Artemis is a grazer.  She likes a little bit now, a little bit later.  Her food bowl travels around the house with me all day so it’s close to hand whenever she wants a nosh.  When I read in the morning, the bowl hides underneath a book where the other two can’t smell it if I leave my post for a minute.  There’s an eating station on the floor next to the computer.  There’s another next to my chair at the piano.  At 3:30, daily, Artemis appears next to the piano when I am teaching.

“You have a customer.”  One of my students said one day.  There was Artemis, her eyes boring through me, daring me to ignore her.

Sometimes I feel those eyes boring through walls.  I can be sitting quietly, minding my own business, when I feel unaccountably uncomfortable; feel something gnaw at me.  A small reconnaissance through the house will reveal Artemis sitting reproachfully where at this time yesterday, I gave her something to eat.  She says, “What the hell?
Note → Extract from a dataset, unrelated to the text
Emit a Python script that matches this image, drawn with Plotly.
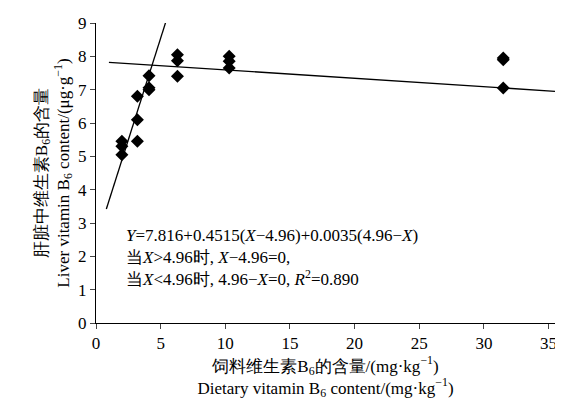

Do we have to keep going over this?”

She likes to go outside after her late afternoon nibble and not come in until my bedtime.  Then she wants to eat.  She rattles the kibble as she extracts one piece after another, crunching them.  I put a pillow over my ears and then fall sleep before she finishes.   Winston and Freud are both onto the fact that there’s often food to be had on the east side of the bed.  Sometimes in the morning Artemis seems suspiciously hungry and Winston not hungry enough.

I go to elaborate lengths to make sure Artemis gets enough to eat.  She knows the drill: I close myself into the bathroom, turn on the fan, run some water, and flush the toilet.  Undercover of all the noise, I pop open a can of food.  (If you aren’t a cat owner, you might not know that cats can hear from two blocks away a can being opened in their kitchen.) When I emerge from the bathroom, she nails me with eyes that do not thank me for going to such great lengths on her behalf.  “I’ll eat that now,” she says. “But I would have liked it earlier.”

I worried about how another person would negotiate the politics of the family when I traveled for six weeks one summer.   I was two weeks into the trip, and checking my e-mail at Sterling Memorial Library on the Yale University Campus, right under a Research Only sign, when I read an e-mail from Barb, the live-in cat sitter.  “All is well,” she re-assured me.  “But the cats certainly seem to be hungry all the time.”

I sat back, laughing and relieved. “They aren’t hungry.”  I wrote back.  “They’ve gotten comfortable with, and are now ruthlessly exploiting you.”  I scarcely thought about the cats for the rest of the trip.  When I got home, they looked at me and said, “You’re home.  What’s there to eat?”